Maybe I'm just extrapolating from the people you meet who insist that they are "weird" and usual and "crazy"? I mean, those boring, predictable, ordinary folks are everywhere, and they are just deadset wrong almost all the time, because they've failed to notice that everyone else is all those things too.
Maybe this is the problem with Interesting Looking Girls? Like the love interest in 'Scott Pilgrim vs. the World', such girls are instantly and easily identified as different and interesting (and "cool") but this relies on the fallacy that everyone whose hair is a naturally occurring colour is totally uninteresting, which is clearly untrue.

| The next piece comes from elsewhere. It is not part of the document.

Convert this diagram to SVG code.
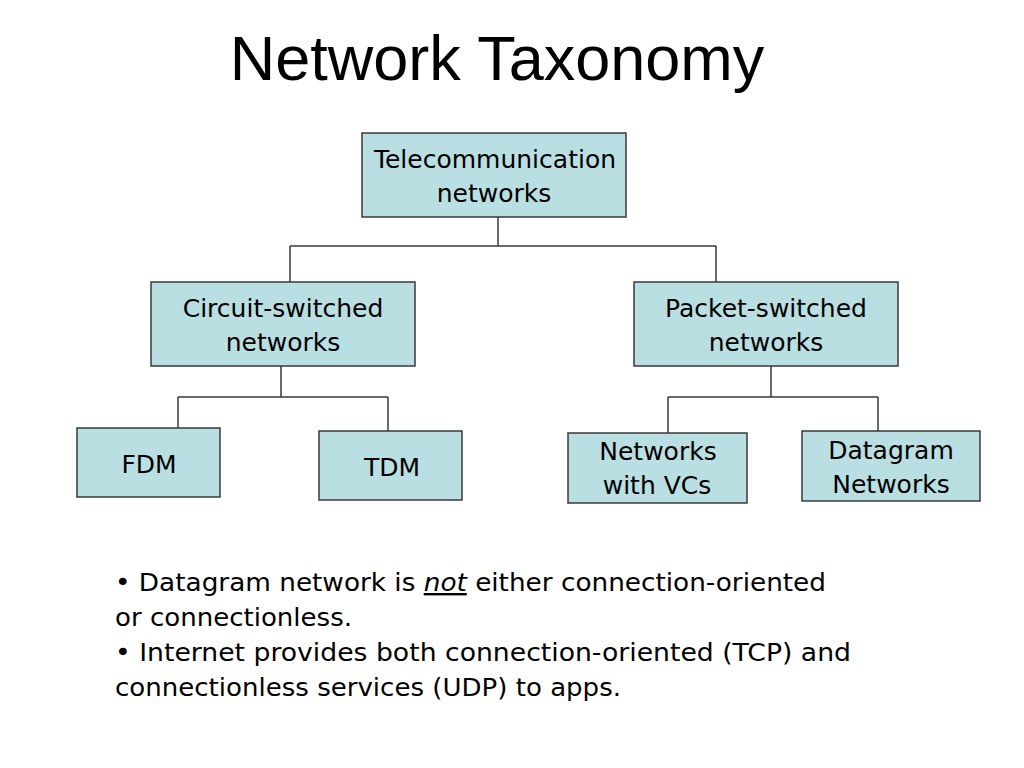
<svg xmlns="http://www.w3.org/2000/svg" width="1024" height="768" viewBox="0 0 1024 768">
<style>
.box{fill:#badfe3;stroke:#3a3a3a;stroke-width:1.5}
.lbl{font-family:"DejaVu Sans","Liberation Sans",sans-serif;font-size:25px;fill:#000;text-anchor:middle}
.con{stroke:#3a3a3a;stroke-width:1.5;fill:none}
.body{font-family:"DejaVu Sans","Liberation Sans",sans-serif;font-size:24px;fill:#000}
</style>
<rect width="1024" height="768" fill="#fff"/>
<text x="497" y="80" font-family="Liberation Sans, Arial, sans-serif" font-size="63" text-anchor="middle" fill="#000">Network Taxonomy</text>
<g id="connectors">
<path class="con" d="M498 217V246M290 246H716M290 246V282M716 246V282"/>
<path class="con" d="M281 366V397M178 397H388M178 397V428M388 397V431"/>
<path class="con" d="M771 366V397M668 397H878M668 397V433M878 397V431"/>
</g>
<g id="telecom">
<rect class="box" x="362" y="133" width="264" height="84"/>
<text class="lbl" x="495" y="168">Telecommunication</text>
<text class="lbl" x="494" y="202">networks</text>
</g>
<g id="circuit">
<rect class="box" x="151" y="282" width="264" height="84"/>
<text class="lbl" x="283" y="317">Circuit-switched</text>
<text class="lbl" x="283" y="351">networks</text>
</g>
<g id="packet">
<rect class="box" x="634" y="282" width="264" height="84"/>
<text class="lbl" x="766" y="317">Packet-switched</text>
<text class="lbl" x="766" y="351">networks</text>
</g>
<g id="fdm">
<rect class="box" x="77" y="428" width="143" height="69"/>
<text class="lbl" x="149" y="473">FDM</text>
</g>
<g id="tdm">
<rect class="box" x="319" y="431" width="143" height="69"/>
<text class="lbl" x="392" y="476">TDM</text>
</g>
<g id="vcs">
<rect class="box" x="568" y="433" width="179" height="70"/>
<text class="lbl" x="658" y="460">Networks</text>
<text class="lbl" x="657" y="494">with VCs</text>
</g>
<g id="datagram">
<rect class="box" x="802" y="431" width="178" height="70"/>
<text class="lbl" x="891" y="459">Datagram</text>
<text class="lbl" x="891" y="493">Networks</text>
</g>
<g id="notes">
<text class="body" x="115" y="591" textLength="711" lengthAdjust="spacingAndGlyphs">• Datagram network is <tspan font-style="italic" text-decoration="underline">not</tspan> either connection-oriented</text>
<text class="body" x="115" y="626" textLength="237" lengthAdjust="spacingAndGlyphs">or connectionless.</text>
<text class="body" x="115" y="661" textLength="736" lengthAdjust="spacingAndGlyphs">• Internet provides both connection-oriented (TCP) and</text>
<text class="body" x="115" y="696" textLength="506" lengthAdjust="spacingAndGlyphs">connectionless services (UDP) to apps.</text>
</g>
</svg>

I saw a poster the other day that said "A little bird told me that if I looked like the other girls, you might come back to me. I don't want you that badly" (or words to that effect) which is great and all and probably includes excellent subtext about body image and self worth and so on, but what is this implication that all the other girls look the same? Speaking as a girl other than the writer of the poster, I'm going to have to go ahead and say "way harsh". I mean, it was appealling, but it was obviously sort of wrong in its assumptions, and you can tell it's wrong precisely because of it's broad appeal. Also it had a cartoon of a dead bird, which seems like maybe an excessively aggressive response. Don't shoot the messenger lady! Especially if it's a talking bird, those things take ages to train!
Hmmm, I've ended up a bit off-track here, and I've run out of break in which to blog, but the important thing is that I've written something again, having been totally at a loss for what to blog about for ages. Sorry if you've been waiting on tenterhooks, obsessively refreshing or similar!